The beginning of January saw the start of a new era for Internet routing. Well, it almost did. Four of the five Regional Internet Registries (RIRs) have deployed the Resource Public Key Infrastructure (RPKI), a robust security framework for verifying the association between resource holders and their Internet resources.
The RIRs, like the RIPE Network Coordination Centre (which is responsible for the European part of the Internet), provide Internet resource allocations, registration services and co-ordination activities. RPKI allows ISPs and network operators to verify the accuracy of routes on the Internet and to prevent fraudulent or erroneous misdirection of Internet traffic. A famous example of erroneous routing happened in 2008 when the YouTube web site was unavailable in several different parts of the world because Pakistan Telecom incorrectly co-opted YouTube’s IP address range as its own.
The only RIR not to implement RPKI yet is the American Registry for Internet Numbers (ARIN). According to their website their deployment has been delayed until “very early in the second quarter of 2011”.

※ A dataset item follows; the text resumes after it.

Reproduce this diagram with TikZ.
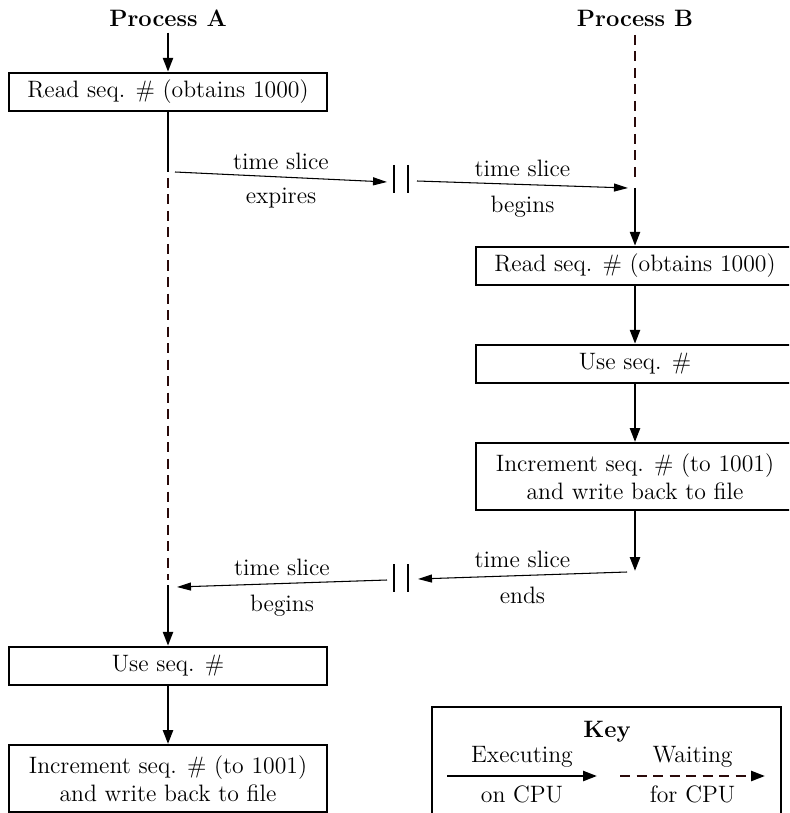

Once AIRN is up and running the use of Resource Certificates will mean that worldwide each resource holder will own a certificate which lists the Internet resources (IPv4 addresses, IPv6 addresses, and Autonomous System Numbers) that are owned by the certificate holder (e.g. an ISP). The certificate are of course encrypted and by using the public keys associated with the certificate owner the list of Internet resources can be easily verified.